Spoiler Suuu...Monday: Quote Crosswords (1 of 4)
When you need multiple entries to get a balance.
When is it a good idea to write a crossword clue that no one knows the answer to?
If you think the answer is “never,” think again. It’s true that puzzles exist to be solved, but theme answers are often doing tricky stuff that almost no solver is going to guess, at least not in a vacuum. How many times, when doing a puzzle, have you needed to do most of the crossings for the first long answer before you realize “Ohhh, it’s STARR STRUCK, like STAR STRUCK but with an extra R” or whatever?
That’s a feature, not a bug. Some answers you get right away, but others, especially the longer ones, are more of a discovery.

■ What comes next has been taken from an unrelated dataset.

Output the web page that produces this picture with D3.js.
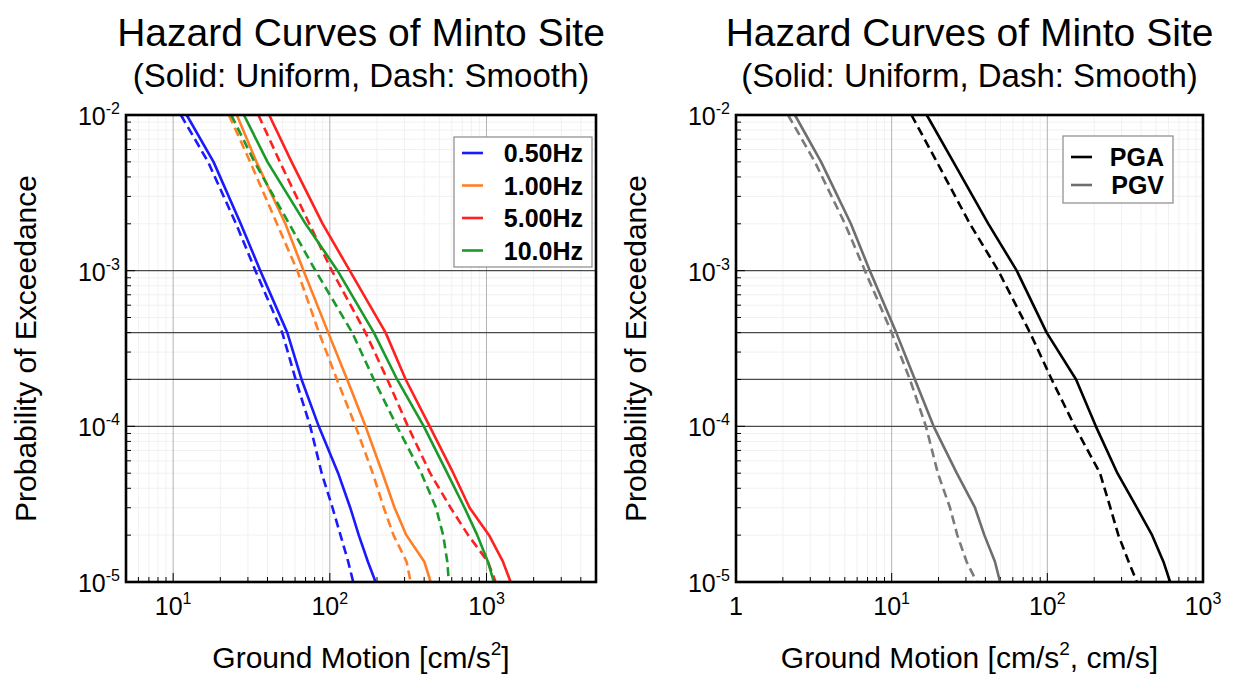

The traditional quote crossword is a simple version of that discovery. Clues for its key answers might read, “Part 1 of a quotation from Emily Dickinson,” then “Part 2 of the quote” and so on. There might be a bit more of a hint— “Part 1 of a quote from Plato relevant to today’s politics”—but there doesn’t have to be.
Almost nobody keeps a list of famous quotations in their heads, can calculate their letter lengths, and matches those letter lengths to the available space in the grid. Figuring out the quote is therefore a journey of discovery that lasts most of the solving time.
The quote crossword has had its ups and downs. Its heyday was probably between the Sixties and the Eighties, when crossword puzzles were more literary. (For better and for worse.) Their champion was Eugene T. Maleska, a prolific contributor to the New York Times crossword many years before he became editor. In March 22, 1964, he used a 23x23 grid to fit in this quotation, clued as the words of Mark Twain:
“I am an old man and have known a great many troubles, but most of them never happened.” (If you’d told me this was a Yogi Berra quote instead, I’d believe it.)
A few months later, he rolled out this beauty on July 5, 1964:
“Contentment is a warm sty for eaters and sleepers” is one heck of a message to send somebody who’s just trying to relax with their Sunday paper, and there were other issues with the “stepquote” design Maleska used. Compared to modern crossword designs, these puzzles didn’t have a lot of theme density, and the stepquote has a few uncrossed letters. There would be no crossed words to tell you “no” if you decided that the quote had to be “Contentment in a warm sty? Fire at Ed, sand sleepers!”
Still, readers seemed to like the stepquote, as did then-editor Margaret Farrar: it appeared 20 more times over the years, only petering out in 1995, early in Will Shortz’s tenure. And chopped-up quotes like this bit from Montaigne (an anonymous puzzle from March 5, 1966) show up now and then even today…
…though today’s quote puzzles are more likely to use the words of stand-up comedians or TV shows than the literary classics.